Однако в это самое время беспородный, но благородный Алфонс, разделавшись с принцем-злодеем, попадает в ещё более опасную переделку. Отправившаяся в очередной раз на его поиски принцесса обнаружила своего рыцаря борющимся со страшным хищным зверем. Она неосторожно бросилась на помощь своему избавителю — и тем самым ещё усугубила ситуацию: зверь «подмял уже под себя Аврелию и, казалось, растерзал её чрево». Но герой не оплошал, «и они… умертвили сего животного». На фоне поверженного хищника произошло жаркое объяснение. Теперь инициатива мезальянса исходит не от скромного деревенщины Алфонса, а от королевы Аврелии: «„Ах, любезный Алфонс, правда, оно (королевство. — И. К.) мне принадлежит; я сделана оного государынею и могу управлять им, но владеть оным без тебя было бы отказать мне в удовольствии быть владетельницею оного. Нет, я не могу жить довольною, естли не разделю с тобою сего престола“. Тогда оба они начинают плакать и находят в сём некоторое тайное удовольствие»{183}.

Встретившиеся в живописной Пизе в феврале 1775 года вельможа-полководец и прелестная «принцесса» также заверяли друг друга в своих чувствах. Орлов объяснялся в любви и предлагал руку и сердце; Елизавета благодарила, но не соглашалась их принять: ей предстоит рискованный путь, и только после получения родительского престола она может осчастливить своего избранника! Только думали оба совсем об ином. «Страстный» граф стремился выполнить тайный приказ своей государыни, но, кажется, несколько переоценил свои способности. «Обольщение» было не таким уж безоглядным, и «принцесса» не спешила разделить судьбу со своим рыцарем. В уже цитированном рапорте Алексей Григорьевич доложил, что самозванка не собиралась в Россию, а «намерена была ехать отсель в Константинополь прямо к султану, и уже один от её самой верной человек туда послан».

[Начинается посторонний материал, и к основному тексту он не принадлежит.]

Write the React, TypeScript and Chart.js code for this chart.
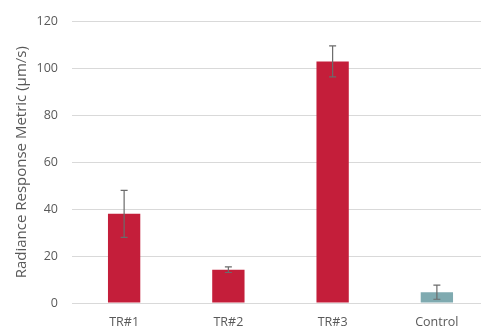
import React, { useEffect, useRef } from "react";
import { Chart, registerables } from "chart.js";

Chart.register(...registerables);

const categories = ["TR#1", "TR#2", "TR#3", "Control"];
const values = [38, 14.2, 103, 4.6];
const errors = [10, 1.2, 6.6, 3];
const barColors = ["#C41E3A", "#C41E3A", "#C41E3A", "#7FAAB0"];
const yTitle = "Radiance Response Metric (\u00B5m/s)";

const errorBarPlugin = {
  id: "errorBars",
  afterDatasetsDraw(chart: any) {
    const { ctx } = chart;
    const meta = chart.getDatasetMeta(0);
    const y = chart.scales.y;
    ctx.save();
    ctx.strokeStyle = "#6b6b6b";
    ctx.lineWidth = 1.2;
    meta.data.forEach((bar: any, i: number) => {
      const x = bar.x;
      const top = y.getPixelForValue(values[i] + errors[i]);
      const bot = y.getPixelForValue(values[i] - errors[i]);
      ctx.beginPath();
      ctx.moveTo(x, top);
      ctx.lineTo(x, bot);
      ctx.moveTo(x - 3.5, top);
      ctx.lineTo(x + 3.5, top);
      ctx.moveTo(x - 3.5, bot);
      ctx.lineTo(x + 3.5, bot);
      ctx.stroke();
    });
    ctx.restore();
  },
};

export default function App() {
  const ref = useRef<HTMLCanvasElement>(null);
  useEffect(() => {
    if (!ref.current) return;
    const chart = new Chart(ref.current, {
      type: "bar",
      data: {
        labels: categories,
        datasets: [
          {
            data: values,
            backgroundColor: barColors,
            borderWidth: 0,
            categoryPercentage: 1,
            barPercentage: 0.31,
          },
        ],
      },
      options: {
        animation: false,
        responsive: false,
        maintainAspectRatio: false,
        layout: { padding: { top: 18, left: 0, right: 1, bottom: 0 } },
        plugins: { legend: { display: false }, tooltip: { enabled: false } },
        scales: {
          x: {
            grid: { display: false },
            border: { display: false },
            ticks: {
              color: "#595959",
              font: { family: "Open Sans", size: 12.5 },
              padding: 4,
              maxRotation: 0,
            },
            afterFit: (s: any) => {
              s.height = 32;
            },
          },
          y: {
            min: 0,
            max: 120,
            grid: { color: "#d9d9d9", drawTicks: false, lineWidth: 1 },
            border: { display: false },
            ticks: {
              stepSize: 20,
              color: "#595959",
              font: { family: "Open Sans", size: 12.5 },
              padding: 14,
            },
            title: {
              display: true,
              text: yTitle,
              color: "#595959",
              font: { family: "Open Sans", size: 15, weight: "normal" },
              padding: { top: 13, bottom: 0 },
            },
            afterFit: (s: any) => {
              s.width = 72;
            },
          },
        },
      },
      plugins: [errorBarPlugin],
    });
    return () => chart.destroy();
  }, []);
  return (
    <div
      style={{
        position: "fixed",
        left: 0,
        top: 0,
        width: 481,
        height: 329,
        overflow: "hidden",
        background: "#fff",
      }}
    >
      <canvas ref={ref} width={490} height={335} style={{ display: "block" }} />
    </div>
  );
}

Если предположение Орлова верно, следовательно, Елизавета и не думала лично «бунтовать» флот, а намеревалась предоставить эту возможность новому поклоннику. Сама же она, воспользовавшись его щедростью, предпочитала подождать результатов и отбыть — но только не в Турцию, куда она явно не собиралась и куда никого из своих приближённых на самом деле не посылала. Граф, конечно, был мужчина видный, но стоило ли при таком раскладе выходить замуж? Что, если его попытка добыть для прекрасной дамы престол закончится провалом? Резоннее пообещать соединить с ним свою судьбу после того, как трон будет завоёван.

В таком случае понятно становится и стремление Орлова как можно скорее арестовать «претендентку», чтобы не искать её потом по всей Европе или, не дай бог, Востоку. Если бы Елизавета хотела плыть с ним, можно было бы и дальше ломать перед ней комедию и не устраивать грубого похищения иностранки на территории Великого герцогства Тосканского.

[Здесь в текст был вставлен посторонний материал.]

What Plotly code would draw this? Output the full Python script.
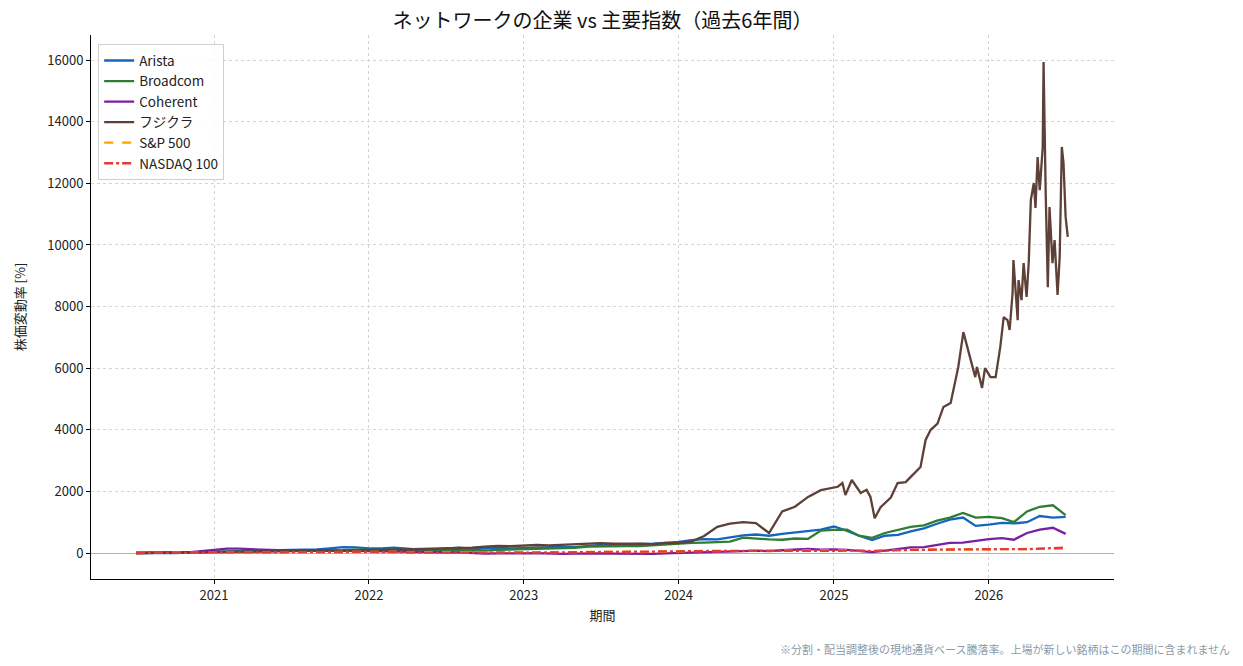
import plotly.graph_objects as go
import pandas as pd

FONT = "Noto Sans CJK JP"

# ---- Data (monthly, Jul 2020 .. Jul 2026), percent change ----
months = pd.date_range("2020-07-01", "2026-07-01", freq="MS").strftime("%Y-%m-%d").tolist()

arista = [0, 10, 0, -5, 20, 40,
          45, 55, 60, 75, 70, 75, 90, 110, 115, 150, 190, 180,
          150, 150, 170, 140, 110, 120, 150, 170, 130, 140, 170, 150,
          160, 170, 200, 200, 190, 230, 260, 270, 280, 270, 300, 330,
          360, 420, 450, 440, 510, 570, 600, 560, 620, 660, 700, 760,
          860, 720, 560, 420, 560, 590, 700, 800, 950, 1080, 1150, 880,
          920, 980, 960, 1000, 1200, 1150, 1170]

broadcom = [0, 5, 10, 15, 20, 30,
            35, 40, 45, 45, 50, 55, 60, 65, 60, 70, 90, 110,
            100, 95, 100, 90, 95, 85, 90, 90, 70, 75, 100, 110,
            120, 130, 140, 140, 170, 210, 220, 230, 220, 220, 250, 290,
            310, 330, 340, 350, 370, 500, 460, 440, 430, 470, 460, 730,
            750, 760, 560, 490, 650, 760, 850, 900, 1050, 1150, 1300, 1150,
            1170, 1130, 1000, 1350, 1500, 1550, 1230]

coherent = [0, 5, -5, 0, 20, 60,
            110, 140, 140, 120, 100, 90, 90, 80, 70, 80, 70, 70,
            60, 50, 50, 40, 30, 30, 25, 20, 0, -20, -10, -20,
            -10, -5, -20, -30, -20, -10, -10, -20, -30, -40, -30, -10,
            0, 10, 20, 20, 40, 60, 80, 60, 90, 110, 130, 110,
            120, 100, 60, 30, 80, 120, 180, 190, 260, 330, 340, 400,
            450, 480, 430, 650, 760, 820, 620]

sp500 = [0, 7, 3, 0, 11, 15,
         14, 17, 22, 28, 29, 31, 34, 38, 32, 42, 41, 47,
         39, 35, 40, 27, 27, 17, 27, 22, 11, 20, 26, 19,
         26, 22, 26, 28, 29, 38, 43, 40, 33, 30, 42, 49,
         52, 61, 66, 59, 67, 73, 75, 77, 81, 80, 91, 87,
         93, 88, 78, 66, 88, 98, 102, 106, 112, 115, 115, 117,
         120, 118, 110, 122, 130, 135, 140]

nasdaq100 = [0, 11, 5, 2, 13, 18,
             18, 18, 20, 27, 25, 33, 36, 41, 33, 45, 48, 49,
             36, 29, 35, 16, 14, 3, 17, 10, -3, 2, 8, -2,
             8, 8, 18, 19, 28, 37, 42, 40, 33, 31, 44, 52,
             54, 63, 65, 58, 68, 79, 76, 77, 80, 79, 86, 88,
             90, 86, 75, 62, 82, 94, 101, 104, 113, 120, 118, 120,
             122, 118, 108, 125, 140, 160, 175]

# Fujikura: monthly until end of 2024, then denser readings
fujikura_dates = months[:54] + [
    "2025-01-10", "2025-01-21", "2025-01-28", "2025-02-12", "2025-03-05", "2025-03-19",
    "2025-03-28", "2025-04-07", "2025-04-21", "2025-05-15", "2025-05-31", "2025-06-19",
    "2025-07-01", "2025-07-24", "2025-08-05", "2025-08-17", "2025-09-02", "2025-09-16",
    "2025-10-03", "2025-10-14", "2025-10-21", "2025-11-02", "2025-11-11", "2025-11-18",
    "2025-11-30", "2025-12-04", "2025-12-16", "2025-12-23", "2026-01-05", "2026-01-17",
    "2026-01-21", "2026-01-28", "2026-02-05", "2026-02-14", "2026-02-19", "2026-02-26",
    "2026-02-28", "2026-03-05", "2026-03-10", "2026-03-12", "2026-03-19", "2026-03-24",
    "2026-03-31", "2026-04-05", "2026-04-10", "2026-04-17", "2026-04-21", "2026-04-26",
    "2026-05-01", "2026-05-08", "2026-05-10", "2026-05-15", "2026-05-20", "2026-05-24",
    "2026-05-31", "2026-06-05", "2026-06-12", "2026-06-17", "2026-06-22", "2026-06-26",
    "2026-07-01", "2026-07-06"]
fujikura = [0, 5, 10, 15, 25, 40,
            45, 55, 60, 55, 60, 65, 60, 70, 80, 75, 70, 80,
            90, 100, 110, 100, 110, 120, 130, 150, 170, 210, 230, 220,
            240, 260, 250, 270, 280, 300, 320, 300, 310, 300, 290, 330,
            320, 380, 550, 850, 950, 1000, 970, 650, 1350, 1500, 1820, 2040,
            2150, 2270, 1880, 2370, 1950, 2050,
            1820, 1130, 1490, 1800, 2270, 2300,
            2470, 2790, 3670, 4000, 4200, 4740,
            4870, 5620, 6040, 7170, 6690, 6260,
            5710, 6040, 5360, 6000, 5710, 5710,
            6040, 6690, 7660, 7560, 7240, 8440,
            9510, 8440, 7560, 8860, 8210, 9410,
            8310, 9410, 11460, 12010, 11200, 12850,
            11780, 13180, 15940, 11690, 8630, 11230,
            9410, 10160, 8380, 9610, 13180, 12660,
            10910, 10260]

series = [
    ("Arista", months, arista, "#1565C0", "solid"),
    ("Broadcom", months, broadcom, "#2E7D32", "solid"),
    ("Coherent", months, coherent, "#7B1FA2", "solid"),
    ("フジクラ", fujikura_dates, fujikura, "#5D4037", "solid"),
    ("S&P 500", months, sp500, "#FFA000", "dash"),
    ("NASDAQ 100", months, nasdaq100, "#E53935", "dashdot"),
]

year_ticks = ["2021-01-01", "2022-01-01", "2023-01-01", "2024-01-01", "2025-01-01", "2026-01-01"]
year_labels = ["2021", "2022", "2023", "2024", "2025", "2026"]
y_ticks = [0, 2000, 4000, 6000, 8000, 10000, 12000, 14000, 16000]

fig = go.Figure()
for name, x, y, color, dash in series:
    fig.add_trace(go.Scatter(x=x, y=y, name=name, mode="lines",
                             line=dict(color=color, width=2.3, dash=dash)))

fig.update_layout(
    width=1243, height=666,
    paper_bgcolor="white", plot_bgcolor="white",
    font=dict(family=FONT, size=13, color="#222222"),
    margin=dict(l=91, r=129, t=35, b=87),
    title=dict(text="ネットワークの企業 vs 主要指数（過去6年間）",
               x=(91 + 1114) / 2 / 1243, xanchor="center", y=1 - 21 / 666, yanchor="middle",
               font=dict(family=FONT, size=20, color="#111111")),
    showlegend=True,
    legend=dict(x=0.007, y=0.983, xanchor="left", yanchor="top",
                bgcolor="rgba(255,255,255,0.85)", bordercolor="#d0d0d0", borderwidth=1,
                font=dict(family=FONT, size=13.5, color="#222222"),
                tracegroupgap=0, itemwidth=30),
    xaxis=dict(
        range=["2020-03-17", "2026-10-23"],
        tickmode="array", tickvals=year_ticks, ticktext=year_labels,
        showgrid=True, gridcolor="#d4d4d4", griddash="dot", gridwidth=1,
        showline=True, linecolor="black", linewidth=1, mirror=False,
        ticks="outside", ticklen=4, tickcolor="black",
        zeroline=False,
        title=dict(text="期間", font=dict(family=FONT, size=13), standoff=8),
    ),
    yaxis=dict(
        range=[-844, 16815],
        tickmode="array", tickvals=y_ticks, ticktext=[str(v) for v in y_ticks],
        showgrid=True, gridcolor="#d4d4d4", griddash="dot", gridwidth=1,
        showline=True, linecolor="black", linewidth=1, mirror=False,
        ticks="outside", ticklen=4, tickcolor="black",
        zeroline=True, zerolinecolor="#b0b0b0", zerolinewidth=1,
        title=dict(text="株価変動率 [%]", font=dict(family=FONT, size=13), standoff=18),
    ),
)

fig.add_annotation(
    text="※分割・配当調整後の現地通貨ベース騰落率。上場が新しい銘柄はこの期間に含まれません",
    xref="paper", yref="paper", x=(1232 - 91) / 1023, y=-(649 - 579) / 544,
    xanchor="right", yanchor="middle", showarrow=False,
    font=dict(family=FONT, size=11, color="#8a9aa8"),
)

fig.write_html("out.html")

Но поскольку «принцесса» могла в любой момент отбыть в неизвестном направлении, с проведением операции по её захвату следовало торопиться. 20 февраля 1775 года, явно по сговору с Орловым, английский консул в Ливорно Джон Дик письмом вызвал его к себе для разбирательства инцидента, якобы имевшего место между русскими и английскими чиновниками. Естественно, граф, не желавший разлучаться с Елизаветой, предложил ей поехать с ним, а заодно и осмотреть победоносный русский флот, которому вскоре предстоит действовать в защиту её прав на престол. Визит предполагался скоротечным — а потому стоило ли брать ненужную свиту? В итоге утром 11(22) февраля 1775 года на увеселительную прогулку в Ливорно с «принцессой» и её кавалером отправились неразлучные шляхтичи Чарномский с Доманским и слуги: камердинеры поляков Иосиф Рихтер, Ян Лабенский и Иоганн Кальтфингер, а также состоявшие при самозванке два итальянца — Джеронимо Маркезини и Джованни Анчиолли и её служанка Франциска.

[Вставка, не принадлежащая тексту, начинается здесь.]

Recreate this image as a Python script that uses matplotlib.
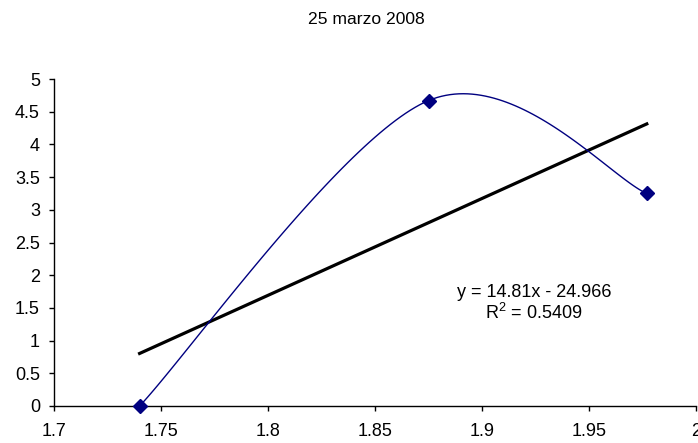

Прибыв в находившийся неподалёку от Пизы город-порт Ливорно, граф и его гости остановились в доме английского консула. На следующий день по договорённости с Орловым Джон Дик организовал для прибывших обед, на котором присутствовали также супруга консула и контр-адмирал русского флота Самуил Грейг с женой. Чесменский победитель представил консулу и его гостям свою даму, не называя, однако, её имени. Итальянская природа, отменная кухня, блестящее общество… словом, обед удался. «Принцесса» была счастлива: с ней обращались как с весьма важной особой; рядом с ней находился прославленный полководец и вельможа, бросавший на неё страстные взгляды.

Умело направляемая беседа вскоре потекла в нужном русле: речь зашла о русском флоте. Дама сама изъявила желание посмотреть на корабли — вероятно, ей ненавязчиво подсказали эту мысль. Командующий предложил присутствующим прогулку к морю; леди Дик и супруга адмирала отказались, и на пристань отправились сам Орлов, его спутница с друзьями-поляками и адъютант Христинек. Вся компания была шлюпкой доставлена на 74-пушечный адмиральский корабль «Святой великомученик Исидор». Елизавету подняли на палубу на обитом бархатом кресле. С набережной за церемонией встречи наблюдала толпа.